Embedding other language fonts into Word Doc/ PDF

Gotta 8 page manual. Mostly large photos. Each one has a caption of a sentence or two or three. Front page has a few paragraphs in addition to the photo.

I’ve got people lined up to translate the instructions into Arabic, Turkish, Mandarin, French, Spanish and Korean.

Here’s what I don’t know how to handle. If I just copy and paste each paragraph into the master Word Document and then save it as a PDF, will all of the new language fonts remain? Can I literally copy and paste? Or do I need other tools to make this work?

You won’t see it to be able to cut and paste unless they’re embedded in the doc or you have the font installed. Whether or not a font is embeddable in the doc depends on the font DRM. I think if you can see the font in the translated doc you can ultimately embed at least those characters into the final pdf.

In general, f you have to font installed in Word, it will automatically be embedded in the PDF

In poking at the list of languages, I suspect I’m over-thinking this. MS-Word and Office is pretty universal. I’ve reached out for maybe 10 languages now. If the friend is fluent in English as well as Mandarin, she can type in the Mandarin into the area just above the English. Delete the English. Move on. Save document. Send it to me.

I’ll compose one large PDF with a table of contents with all languages.

Shouldn’t that work?

Assuming you don’t have the Mandarin font she will have to embed it into the Word doc. The particular font she has will have to allow that. It’s not guaranteed to work.

I’ll check to see if I have it. Office 2011 for Mac…

One way to check whether a Word document will accept text in foreign scrip is to get some text in that script, select it with the mouse, type Ctrl-C (for copy), then go to Word and select Home–Paste–Paste special–Unformatted Unicode Text.

French, Spanish and Turkish should not be a problem, since they use the Latin alphabet.
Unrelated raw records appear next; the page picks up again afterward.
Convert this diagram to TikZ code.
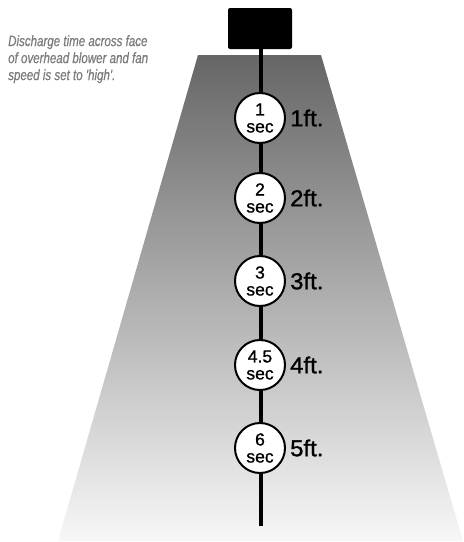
\documentclass[tikz,border=0pt]{standalone}
\usepackage{fontspec}
\setmainfont{Liberation Sans}
\newfontfamily\notefont{Liberation Sans}[FakeStretch=0.77, FakeBold=0.6]
\newfontfamily\timefont{Liberation Sans}[FakeBold=1]
\newfontfamily\distfont{Liberation Sans}[FakeStretch=1.04, FakeBold=1.2]
\usepackage{tikz}
\usetikzlibrary{positioning, calc}
\definecolor{notegray}{HTML}{7C7C7C}
\tikzset{
x=1pt, y=-1pt,
blower/.style={%
    rectangle,
    minimum width=64pt,
    minimum height=41pt,
    rounded corners=2pt,
    fill=black, draw=none
},
stem/.style={line width=4pt, black},
timer/.style={%
    circle,
    minimum size=50pt,
    inner sep=0pt,
    fill=white,
    draw=black,
    line width=2pt,
    align=center,
    font=\timefont\fontsize{17.5}{17}\selectfont
},
dist/.style={%
    inner sep=1pt,
    font=\distfont\fontsize{23}{23}\selectfont
},
}

\begin{document}
\begin{tikzpicture}[label distance=3pt]
	\useasboundingbox (0,0) rectangle (464,542);
	% air stream below the blower
	\shade[top color=black!60, bottom color=black!3]
		(198,55) -- (321,55) -- (463,541) -- (58,541) -- cycle;
	\node[blower] (blower) at (260,28.5) {};
	\coordinate (tail) at (261,526);
	\draw[stem] (blower.south -| tail) -- (tail);

	\node[timer, label={[dist]right:1ft.}] (t1) at (260,118) {1\\sec};
	\node[timer, label={[dist]right:2ft.}] (t2) at (260,198) {2\\sec};
	\node[timer, label={[dist]right:3ft.}] (t3) at (260,281) {3\\sec};
	\node[timer, label={[dist]right:4ft.}] (t4) at (260,365) {4.5\\sec};
	\node[timer, label={[dist]right:5ft.}] (t5) at (260,448) {6\\sec};

	\node[anchor=north west, align=left, inner sep=0pt, text=notegray,
		font=\notefont\itshape\fontsize{15}{17}\selectfont] (note) at (8,35)
		{Discharge time across face\\of overhead blower and fan\\speed is set to 'high'.};
\end{tikzpicture}
\end{document}
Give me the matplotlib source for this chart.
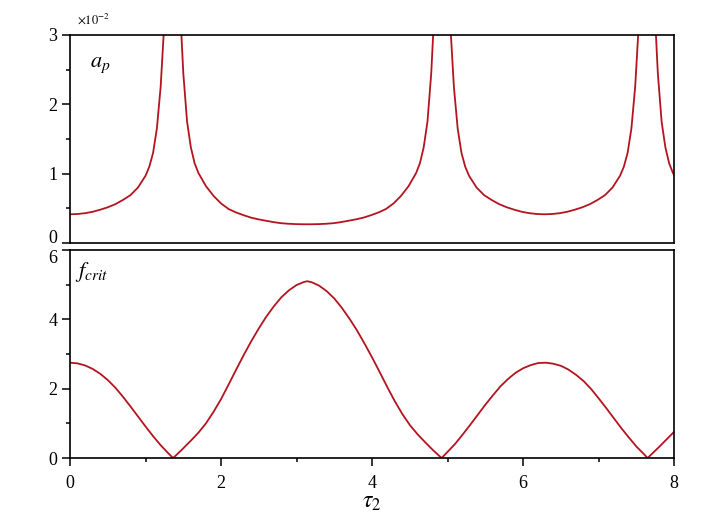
import matplotlib
matplotlib.use("Agg")
import matplotlib.pyplot as plt
from matplotlib.ticker import MultipleLocator

# a_p (x 1e-2)
tau_a = [0.0, 0.1, 0.2, 0.3, 0.4, 0.5, 0.6, 0.7, 0.8, 0.9, 1.0, 1.05, 1.1, 1.15, 1.2, 1.25, 1.3,
         1.42, 1.45, 1.475, 1.5, 1.55, 1.6, 1.65, 1.7, 1.8, 1.9, 2.0, 2.1, 2.2, 2.3, 2.4, 2.5,
         2.6, 2.7, 2.8, 2.9, 3.0, 3.1, 3.142,
         3.183, 3.283, 3.383, 3.483, 3.583, 3.683, 3.783, 3.883, 3.983, 4.083, 4.183, 4.283,
         4.383, 4.483, 4.583, 4.633, 4.683, 4.733, 4.783, 4.808, 4.833, 4.863,
         4.983, 5.033, 5.083, 5.133, 5.183, 5.233, 5.283, 5.383, 5.483, 5.583, 5.683, 5.783,
         5.883, 5.983, 6.083, 6.183, 6.283,
         6.383, 6.483, 6.583, 6.683, 6.783, 6.883, 6.983, 7.083, 7.183, 7.283, 7.333, 7.383,
         7.433, 7.483, 7.533, 7.583,
         7.703, 7.733, 7.758, 7.783, 7.833, 7.883, 7.933, 7.983, 8.0]
a_p = [0.414, 0.418, 0.43, 0.45, 0.48, 0.515, 0.56, 0.62, 0.69, 0.80, 0.97, 1.10, 1.30, 1.65, 2.25, 3.2, 5.5,
       5.5, 3.6, 3.0, 2.45, 1.75, 1.38, 1.15, 1.01, 0.82, 0.68, 0.57, 0.49, 0.44, 0.40, 0.365, 0.34,
       0.32, 0.30, 0.285, 0.277, 0.272, 0.270, 0.270,
       0.270, 0.272, 0.277, 0.285, 0.30, 0.32, 0.34, 0.365, 0.40, 0.44, 0.49, 0.57,
       0.68, 0.82, 1.01, 1.15, 1.38, 1.75, 2.45, 3.0, 3.6, 5.5,
       5.5, 3.2, 2.25, 1.65, 1.30, 1.10, 0.97, 0.80, 0.69, 0.62, 0.56, 0.515,
       0.48, 0.45, 0.43, 0.418, 0.414,
       0.418, 0.43, 0.45, 0.48, 0.515, 0.56, 0.62, 0.69, 0.80, 0.97, 1.10, 1.30,
       1.65, 2.25, 3.2, 5.5,
       5.5, 3.6, 3.0, 2.45, 1.75, 1.38, 1.15, 1.01, 0.98]

# f_crit
tau_f = [0.0, 0.1, 0.2, 0.3, 0.4, 0.5, 0.6, 0.7, 0.8, 0.9, 1.0, 1.1, 1.2, 1.3, 1.364,
         1.4, 1.5, 1.6, 1.7, 1.8, 1.9, 2.0, 2.1, 2.2, 2.3, 2.4, 2.5, 2.6, 2.7, 2.8, 2.9,
         3.0, 3.1, 3.142, 3.2, 3.3, 3.4, 3.5, 3.6, 3.7, 3.8, 3.9, 4.0, 4.1, 4.2, 4.3, 4.4,
         4.5, 4.6, 4.7, 4.8, 4.9, 4.92, 5.0, 5.1, 5.2, 5.3, 5.4, 5.5, 5.6, 5.7, 5.8, 5.9,
         6.0, 6.1, 6.2, 6.3, 6.4, 6.5, 6.6, 6.7, 6.8, 6.9, 7.0, 7.1, 7.2, 7.3, 7.4, 7.5,
         7.6, 7.647, 7.7, 7.8, 7.9, 8.0]
f_crit = [2.75, 2.73, 2.67, 2.57, 2.43, 2.25, 2.03, 1.77, 1.49, 1.20, 0.91, 0.63, 0.37, 0.14, 0.0,
          0.07, 0.28, 0.50, 0.73, 1.00, 1.33, 1.70, 2.12, 2.55, 2.97, 3.37, 3.74, 4.08, 4.38, 4.64, 4.84,
          4.99, 5.08, 5.10, 5.07, 4.97, 4.81, 4.60, 4.33, 4.02, 3.68, 3.30, 2.90, 2.48, 2.05, 1.64, 1.27,
          0.95, 0.69, 0.46, 0.24, 0.04, 0.0, 0.18, 0.41, 0.68, 0.96, 1.25, 1.54, 1.81, 2.07, 2.28, 2.46,
          2.59, 2.68, 2.74, 2.75, 2.72, 2.66, 2.55, 2.40, 2.22, 1.99, 1.72, 1.44, 1.15, 0.86, 0.59, 0.33,
          0.11, 0.0, 0.11, 0.32, 0.54, 0.76]

plt.rcParams['font.family'] = ['Liberation Serif', 'DejaVu Serif']
plt.rcParams['mathtext.fontset'] = 'stix'

line_color = '#b3141f'

fig = plt.figure(figsize=(7.1, 5.2), dpi=100)
ax_top = fig.add_axes([0.0986, 0.5327, 0.851, 0.40])
ax_bot = fig.add_axes([0.0986, 0.1192, 0.851, 0.40])

for ax in (ax_top, ax_bot):
    for sp in ax.spines.values():
        sp.set_linewidth(1.2)
    ax.set_xlim(0, 8)
    ax.tick_params(which='both', direction='out', width=1.1, labelsize=13, top=False, right=False)
    ax.tick_params(which='major', length=6, pad=3)
    ax.tick_params(which='minor', length=3)

# top panel
ax_top.plot(tau_a, a_p, color=line_color, lw=1.3)
ax_top.set_ylim(0, 3)
ax_top.set_yticks([0, 1, 2, 3])
ax_top.yaxis.set_minor_locator(MultipleLocator(0.5))
ax_top.tick_params(axis='x', which='both', bottom=False, labelbottom=False)
ax_top.get_yticklabels()[0].set_verticalalignment('baseline')
ax_top.text(0.033, 0.90, r'$a_p$', transform=ax_top.transAxes, fontsize=16, va='top', ha='left')
fig.text(77 / 710, 1 - 19 / 520, r'$\times 10^{-2}$', fontsize=9, va='center', ha='left')

# bottom panel
ax_bot.plot(tau_f, f_crit, color=line_color, lw=1.3)
ax_bot.set_ylim(0, 6)
ax_bot.set_yticks([0, 2, 4, 6])
ax_bot.yaxis.set_minor_locator(MultipleLocator(1))
ax_bot.xaxis.set_major_locator(MultipleLocator(2))
ax_bot.xaxis.set_minor_locator(MultipleLocator(1))
ax_bot.tick_params(axis='x', which='major', pad=6)
ax_bot.get_yticklabels()[-1].set_verticalalignment('top')
ax_bot.text(0.008, 0.95, r'$f_{crit}$', transform=ax_bot.transAxes, fontsize=16, va='top', ha='left')
ax_bot.set_xlabel(r'$\tau_{\mathit{2}}$', fontsize=17, labelpad=0)

fig.savefig('out.png', dpi=100)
With the others, you could look in Wikipedia to find some text, but I’ll give you a word or two here:
Arabic المملكة العربية السعودية‎
Mandarin 中华人民共和国
Korean 대한민국

Thank you for that !

Perhaps the simplest way is to beg the favor, have them translate and re-write into the document and then Save As a PDF?

My understanding is that a PDF is akin to a photograph of a document. If my Korean pal saves after adding in the Hangul, then it’s done and fine.

Right?

Right… or not. If they’re using a font which came with their copy of MSOffice or OpenOffice, right. If they’re using something they got from a different source, it may not go well into the PDF. This even applies to French and Spanish: there are fonts out there which include only some characters (rather than every modifier in the Latin alphabet and its variations) and they often behave badly when documents are transferred.

In any case I’d ask for both copies, the doc and the pdf: that way when you have touch-ups later, you have the doc, which more people can edit (if only because more people know they can), and also you can verify that the PDF and the doc are reading correctly in your computer.

Solid thinking. Thank you. I’ll request both. In the case of this particular kind of document, quite a few of the people I’ve approached are technicians in the very same area as I- and are familiar with the idea of what the document describes. This should help- having a truly bilingual person with zero familiarity with the technology would make this awkward and bits would go awry.

Confidence is high !

The immense majority of my translation work has been in that kind of situation; the Big Blue Database I work with is infamous, among many other things, for the horrible translations; during my first few months of using it, we had an enormous amount of trouble because some higher-ups didn’t want “boring” fonts in our printed reports and us minions wanted “fonts which will be able to show all necessary languages correctly” (which the ones the higher-ups liked did not). I definitely know what you speak of!